- Work to be completed
Omit every picture and write out the rest of the records exactly.

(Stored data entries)

┌──

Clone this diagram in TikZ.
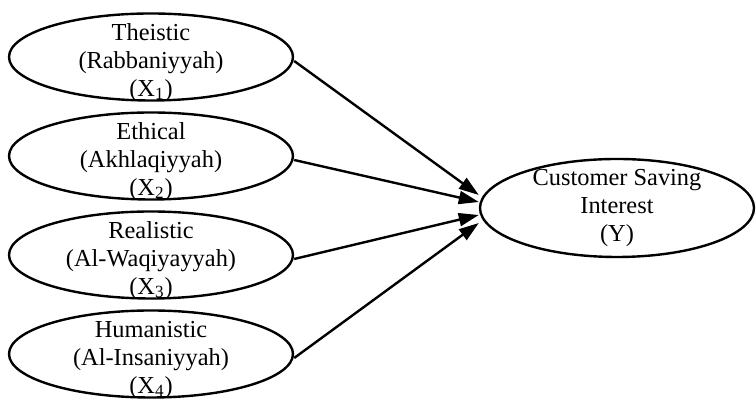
\documentclass[tikz,border=0pt]{standalone}
\usepackage{fontspec}
\setmainfont{Liberation Serif}
\usetikzlibrary{shapes.geometric,arrows.meta}
\newcommand{\lift}{\rule{0pt}{14pt}}

\begin{document}
\begin{tikzpicture}[x=0.5pt,y=0.5pt,
    factor/.style={draw,ellipse,line width=1.2pt,
                   minimum width=142pt,minimum height=43.5pt,
                   inner xsep=0pt,inner ysep=-8pt,align=center,
                   font=\fontsize{12.2}{14}\selectfont},
    arrow/.style={-{Triangle[length=10pt,width=6.5pt]},line width=1.2pt}]
    \useasboundingbox (0,0) rectangle (756,400);

    \node[factor] (X1) at (151,343) {\lift Theistic\\(Rabbaniyyah)\\(X\textsubscript{1})};
    \node[factor] (X2) at (151,244) {\lift Ethical\\(Akhlaqiyyah)\\(X\textsubscript{2})};
    \node[factor] (X3) at (151,145) {\lift Realistic\\(Al-Waqiyayyah)\\(X\textsubscript{3})};
    \node[factor] (X4) at (151,46)  {\lift Humanistic\\(Al-Insaniyyah)\\(X\textsubscript{4})};

    \node[factor,minimum width=137pt,minimum height=49pt] (Y) at (617,192)
          {Customer Saving\\Interest\\(Y)};

    \foreach \i/\s in {1/6.5pt,2/3pt,3/-3.5pt,4/-7.5pt}
      \draw[arrow] ([yshift=-2pt]X\i.east) -- ([yshift=\s]Y.west);
\end{tikzpicture}
\end{document}
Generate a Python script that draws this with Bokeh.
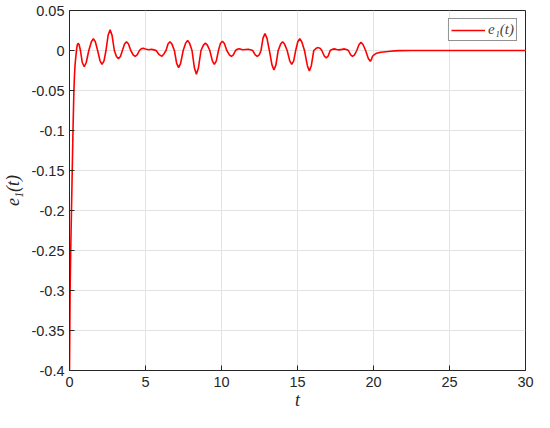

└──

- Answer for this exercise
Clone this diagram in TikZ.
\documentclass[tikz,border=0pt]{standalone}
\usepackage{fontspec}
\setmainfont{Liberation Serif}
\usetikzlibrary{shapes.geometric,arrows.meta}
\newcommand{\lift}{\rule{0pt}{14pt}}

\begin{document}
\begin{tikzpicture}[x=0.5pt,y=0.5pt,
    factor/.style={draw,ellipse,line width=1.2pt,
                   minimum width=142pt,minimum height=43.5pt,
                   inner xsep=0pt,inner ysep=-8pt,align=center,
                   font=\fontsize{12.2}{14}\selectfont},
    arrow/.style={-{Triangle[length=10pt,width=6.5pt]},line width=1.2pt}]
    \useasboundingbox (0,0) rectangle (756,400);

    \node[factor] (X1) at (151,343) {\lift Theistic\\(Rabbaniyyah)\\(X\textsubscript{1})};
    \node[factor] (X2) at (151,244) {\lift Ethical\\(Akhlaqiyyah)\\(X\textsubscript{2})};
    \node[factor] (X3) at (151,145) {\lift Realistic\\(Al-Waqiyayyah)\\(X\textsubscript{3})};
    \node[factor] (X4) at (151,46)  {\lift Humanistic\\(Al-Insaniyyah)\\(X\textsubscript{4})};

    \node[factor,minimum width=137pt,minimum height=49pt] (Y) at (617,192)
          {Customer Saving\\Interest\\(Y)};

    \foreach \i/\s in {1/6.5pt,2/3pt,3/-3.5pt,4/-7.5pt}
      \draw[arrow] ([yshift=-2pt]X\i.east) -- ([yshift=\s]Y.west);
\end{tikzpicture}
\end{document}
Generate a Python script that draws this with Bokeh.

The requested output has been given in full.